Ambassador of Russia to Nigeria
- In office 20 April 2018 – 27 December 2024
- President: Vladimir Putin
- Preceded by: Nikolay Udovichenko
- Succeeded by: Andrey Podyolyshev [ru]

Ambassador of Russia to Sri Lanka and the Maldives
- In office 19 January 2005 – 27 August 2008
- Preceded by: Mikhail Karpov [ru]
- Succeeded by: Vladimir Mikhailov [ru]

Personal details
- Born: Alexey Leonidovich Shebarshin 9 July 1959 (age 66) Moscow, RSFSR, Soviet Union
- Education: Moscow State Institute of International Relations
- Occupation: Politician; diplomat;

= Alexey Shebarshin =

Russian diplomat (born 1959)

Alexey Leonidovich Shebarshin (Алексей Леонидович Шебаршин; born 9 July 1959) is a Russian politician and diplomat. He served as the Russian Ambassador to Sri Lanka and the Maldives between 2005 and 2008, and Russian Ambassador to the Federal Republic of Nigeria between 2018 and 2024. He was appointed by President Vladimir Putin to the latter post in 2018.

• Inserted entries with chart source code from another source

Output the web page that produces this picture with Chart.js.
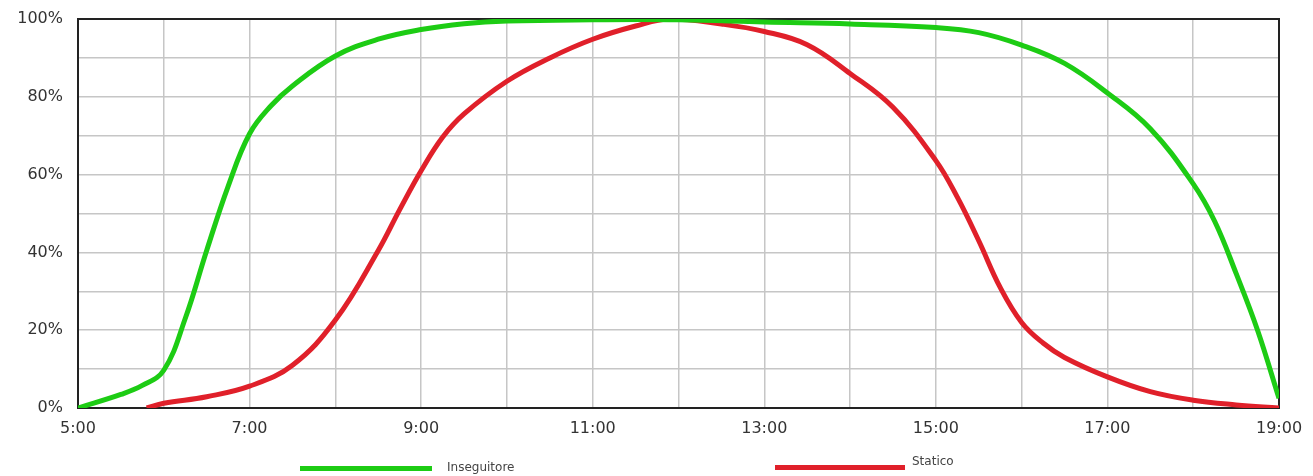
<!DOCTYPE html>
<html>
<head>
<meta charset="utf-8">
<script src="https://cdn.jsdelivr.net/npm/chart.js@4/dist/chart.umd.min.js"></script>
<style>
    body { margin: 0; background: #fff; }
    #wrap { position: relative; width: 1313px; height: 476px; overflow: hidden; }
    #chart { display: block; }
    .leg { position: absolute; font-family: "DejaVu Sans", sans-serif; font-size: 12px; color: #444; }
    .leg-bar { position: absolute; height: 5px; }
</style>
</head>
<body>
<div id="wrap">
    <canvas id="chart" width="1313" height="476"></canvas>
    <div class="leg-bar" id="bar-green" style="left:300px; top:466px; width:132px;"></div>
    <div class="leg" id="label-green" style="left:447px; top:460px;"></div>
    <div class="leg-bar" id="bar-red" style="left:775px; top:465px; width:130px;"></div>
    <div class="leg" id="label-red" style="left:912px; top:454px;"></div>
</div>
<script>
// hours of day and yield (%)
const greenHours = [5, 5.5, 5.75, 6, 6.25, 6.5, 6.75, 7, 7.25, 7.5, 8, 8.5, 9, 9.5, 10, 11, 12, 13, 14, 15, 15.5, 16, 16.5, 17, 17.5, 18, 18.25, 18.5, 18.75, 19];
const greenValues = [0, 3.5, 5.8, 9.7, 23, 40.5, 57, 70.5, 77.7, 82.8, 90.5, 94.8, 97.3, 98.8, 99.5, 99.8, 99.8, 99.2, 98.7, 97.8, 96.5, 93.3, 88.6, 81, 71.8, 57.6, 48, 34.6, 20, 2.5];

const redHours = [5.8, 6, 6.5, 7, 7.5, 8, 8.5, 8.75, 9, 9.25, 9.5, 10, 10.5, 11, 11.5, 11.9, 12.5, 13, 13.5, 14, 14.5, 15, 15.25, 15.5, 15.75, 16, 16.25, 16.5, 17, 17.5, 18, 18.5, 19];
const redValues = [0, 1.2, 2.9, 5.6, 11, 22.6, 40.5, 51, 61, 69.6, 75.6, 84, 90, 94.8, 98.2, 100, 98.7, 96.8, 93.4, 86, 77.3, 63.6, 54.2, 43, 31, 22, 16.7, 13, 8, 4.2, 2, 0.8, 0];

const seriesNames = ["Inseguitore", "Statico"];
const seriesColors = ["#1dcc14", "#e0202a"];

const xTickLabels = ["5:00", "7:00", "9:00", "11:00", "13:00", "15:00", "17:00", "19:00"];
const yTickLabels = ["0%", "20%", "40%", "60%", "80%", "100%"];

// legend under the chart
document.getElementById("bar-green").style.background = seriesColors[0];
document.getElementById("bar-red").style.background = seriesColors[1];
document.getElementById("label-green").innerText = seriesNames[0];
document.getElementById("label-red").innerText = seriesNames[1];

const toPoints = (hours, values) => hours.map((h, i) => ({ x: h, y: values[i] }));

// frame around the plot area (top and right sides too)
const frame = {
    id: "frame",
    beforeDatasetsDraw(chart) {
        const { ctx, chartArea } = chart;
        ctx.save();
        ctx.strokeStyle = "#222";
        ctx.lineWidth = 2;
        ctx.strokeRect(chartArea.left, chartArea.top, chartArea.right - chartArea.left, chartArea.bottom - chartArea.top);
        ctx.restore();
    }
};

const tickFont = { family: "DejaVu Sans", size: 16 };

new Chart(document.getElementById("chart"), {
    type: "line",
    data: {
        datasets: [
            {
                label: seriesNames[0],
                data: toPoints(greenHours, greenValues),
                borderColor: seriesColors[0],
                backgroundColor: seriesColors[0],
                borderWidth: 5,
                pointRadius: 0,
                tension: 0.4
            },
            {
                label: seriesNames[1],
                data: toPoints(redHours, redValues),
                borderColor: seriesColors[1],
                backgroundColor: seriesColors[1],
                borderWidth: 5,
                pointRadius: 0,
                tension: 0.4
            }
        ]
    },
    options: {
        responsive: false,
        animation: false,
        layout: { autoPadding: false, padding: { top: 19, right: 34, bottom: 38, left: 0 } },
        plugins: {
            legend: { display: false },
            tooltip: { enabled: false }
        },
        scales: {
            x: {
                type: "linear",
                min: 5,
                max: 19,
                afterFit: (s) => { s.height = 30; },
                grid: { color: "#c6c6c6", lineWidth: 1.5, tickLength: 10, tickColor: "transparent" },
                border: { color: "#222", width: 2 },
                ticks: {
                    stepSize: 1,
                    padding: 1,
                    color: "#333",
                    font: tickFont,
                    maxRotation: 0,
                    autoSkip: false,
                    callback: (v) => {
                        const i = (v - 5) / 2;
                        return Number.isInteger(i) ? xTickLabels[i] : "";
                    }
                }
            },
            y: {
                min: 0,
                max: 100,
                afterFit: (s) => { s.width = 78; },
                grid: { color: "#c6c6c6", lineWidth: 1.5, tickLength: 14, tickColor: "transparent" },
                border: { color: "#222", width: 2 },
                ticks: {
                    stepSize: 10,
                    padding: 1,
                    color: "#333",
                    font: tickFont,
                    callback: (v) => (v % 20 === 0 ? yTickLabels[v / 20] : "")
                }
            }
        }
    },
    plugins: [frame]
});
</script>
</body>
</html>
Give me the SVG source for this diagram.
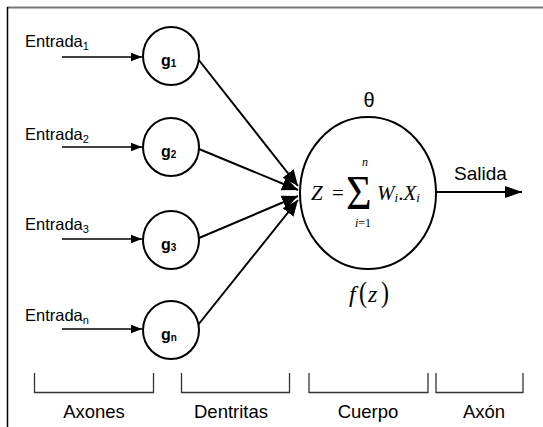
<svg xmlns="http://www.w3.org/2000/svg" width="543" height="427" viewBox="0 0 543 427">
  <style>
    .sans{font-family:"Liberation Sans",Arial,sans-serif;fill:#000}
    .in{font-size:16.5px}
    .sub{font-size:11px}
    .g{font-weight:bold;font-size:16px}
    .gs{font-size:10px}
    .math{font-family:"Liberation Serif","Times New Roman",serif;fill:#000}
    .it{font-style:italic}
    .node{fill:#fff;stroke:#000;stroke-width:2}
    .in-arrow{stroke:#000;stroke-width:1.3;marker-end:url(#hs)}
    .conn{stroke:#000;stroke-width:2;marker-end:url(#hb)}
    .br{fill:none;stroke:#333;stroke-width:1.3}
    .cap{font-size:18.5px}
  </style>
  <defs>
    <marker id="hs" markerUnits="userSpaceOnUse" markerWidth="12" markerHeight="10" refX="11" refY="5" orient="auto">
      <path d="M0,0.8 L11,5 L0,9.2 Z" fill="#000"/>
    </marker>
    <marker id="hb" markerUnits="userSpaceOnUse" markerWidth="17" markerHeight="14" refX="16" refY="7" orient="auto">
      <path d="M0,0 L16,7 L0,14 Z" fill="#000"/>
    </marker>
    <marker id="ho" markerUnits="userSpaceOnUse" markerWidth="18" markerHeight="13" refX="17" refY="6.5" orient="auto">
      <path d="M0,0.5 L17,6.5 L0,12.5 Z" fill="#000"/>
    </marker>
  </defs>

  <!-- frame -->
  <line x1="7" y1="7.5" x2="543" y2="7.5" stroke="#777" stroke-width="2"/>
  <line x1="7.5" y1="7" x2="7.5" y2="427" stroke="#000" stroke-width="1.5"/>

  <!-- input labels -->
  <g id="inputs" class="sans in">
    <text x="25" y="47">Entrada<tspan class="sub" dy="3">1</tspan></text>
    <text x="25" y="140">Entrada<tspan class="sub" dy="3">2</tspan></text>
    <text x="25" y="230">Entrada<tspan class="sub" dy="3">3</tspan></text>
    <text x="25" y="321">Entrada<tspan class="sub" dy="3">n</tspan></text>
  </g>

  <!-- connectors -->
  <g id="connectors">
    <line class="in-arrow" x1="62" y1="57" x2="142" y2="57"/>
    <line class="in-arrow" x1="62" y1="147" x2="142" y2="147"/>
    <line class="in-arrow" x1="62" y1="239" x2="142" y2="239"/>
    <line class="in-arrow" x1="62" y1="329" x2="142" y2="329"/>
    <line class="conn" x1="198" y1="59" x2="298" y2="186"/>
    <line class="conn" x1="199" y1="149" x2="298" y2="190"/>
    <line class="conn" x1="199" y1="238" x2="298" y2="196"/>
    <line class="conn" x1="198" y1="325" x2="298" y2="200"/>
    <line x1="436" y1="192" x2="522" y2="192" stroke="#000" stroke-width="2" marker-end="url(#ho)"/>
  </g>

  <!-- weight nodes -->
  <g id="g1">
    <ellipse class="node" cx="171" cy="56" rx="28" ry="29"/>
    <text class="sans g" x="161" y="66">g<tspan class="gs" dy="1">1</tspan></text>
  </g>
  <g id="g2">
    <ellipse class="node" cx="171" cy="147" rx="28" ry="29"/>
    <text class="sans g" x="161" y="157">g<tspan class="gs" dy="1">2</tspan></text>
  </g>
  <g id="g3">
    <ellipse class="node" cx="171" cy="240" rx="28" ry="29"/>
    <text class="sans g" x="161" y="250">g<tspan class="gs" dy="1">3</tspan></text>
  </g>
  <g id="gn">
    <ellipse class="node" cx="171" cy="330" rx="28" ry="29"/>
    <text class="sans g" x="161" y="340">g<tspan class="gs" dy="1">n</tspan></text>
  </g>

  <!-- cell body -->
  <g id="body">
    <text class="sans" x="369" y="107" font-size="20" text-anchor="middle">θ</text>
    <ellipse class="node" cx="368" cy="193" rx="68" ry="76"/>
    <text class="math it" x="311" y="200" font-size="21">Z</text>
    <text class="math" x="332" y="200" font-size="21">=</text>
    <text class="math" x="346" y="0" font-size="44" transform="translate(0,209) scale(1,1.12)">Σ</text>
    <text class="math it" x="362" y="166" font-size="12">n</text>
    <text class="math" x="355" y="227" font-size="12"><tspan font-style="italic">i</tspan>=1</text>
    <text class="math" x="377" y="200" font-size="21"><tspan font-style="italic">W</tspan><tspan font-style="italic" font-size="13" dy="2">i</tspan><tspan dy="-2">.</tspan><tspan font-style="italic">X</tspan><tspan font-style="italic" font-size="13" dy="2">i</tspan></text>
    <text class="math it" x="349" y="302" font-size="24">f</text>
    <text class="math" x="359" y="0" font-size="24" transform="translate(0,302) scale(1,1.2)">(</text>
    <text class="math it" x="368" y="302" font-size="24">z</text>
    <text class="math" x="381" y="0" font-size="24" transform="translate(0,302) scale(1,1.2)">)</text>
  </g>

  <!-- output -->
  <g id="output">
    <text class="sans" x="454" y="180" font-size="19">Salida</text>
  </g>

  <!-- section brackets -->
  <g id="sections">
    <path class="br" d="M34.5,373 V392.5 H153.5 V373"/>
    <path class="br" d="M181.5,373 V392.5 H289.5 V373"/>
    <path class="br" d="M309,373 V392.5 H428 V373"/>
    <path class="br" d="M436,373 V392.5 H523 V373"/>
    <g class="sans cap" text-anchor="middle">
      <text x="94" y="418">Axones</text>
      <text x="231" y="418">Dentritas</text>
      <text x="368" y="418">Cuerpo</text>
      <text x="484" y="418">Axón</text>
    </g>
  </g>
</svg>
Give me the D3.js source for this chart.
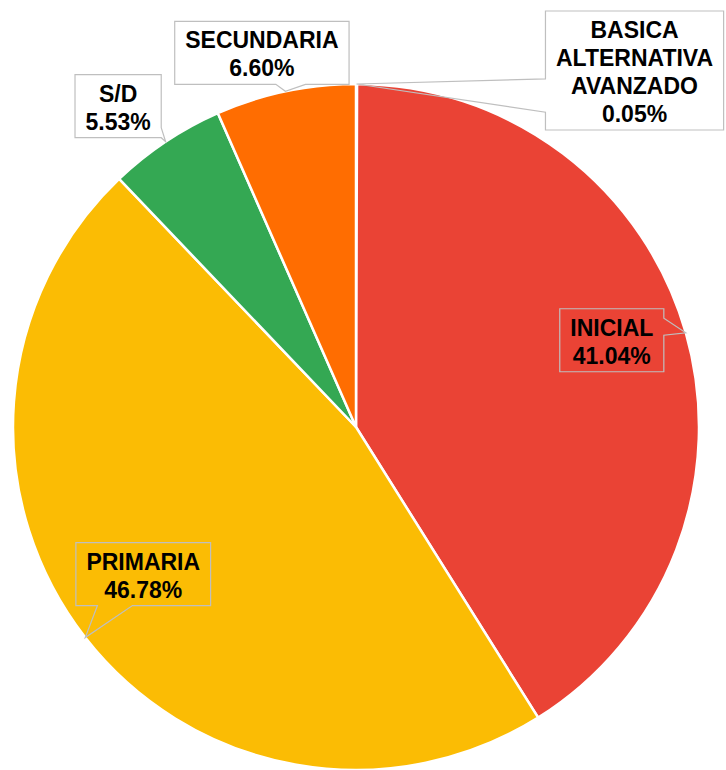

== Education and career ==
Shebarshin attended the Moscow State Institute of International Relations, a diplomatic school of the Ministry of Foreign Affairs where he graduated to be an Ambassador in 1982. In 1982 he began his diplomatic career in the Russia's Foreign Affairs Ministry. In 2001, he was appointed the Russian governments and International Relations top manager for Gazprom.

In 2005, while still serving as International relations manager, he was appointed Russian Ambassador to Sri Lanka and concurrently to the Maldives. He served as ambassador to Sri Lanka and Maldives until 2008.

On 20 April 2018, Shebarshin was appointed Russian Ambassador to Nigeria by President Vladimir Putin. He stepped down as ambassador on 27 December 2024.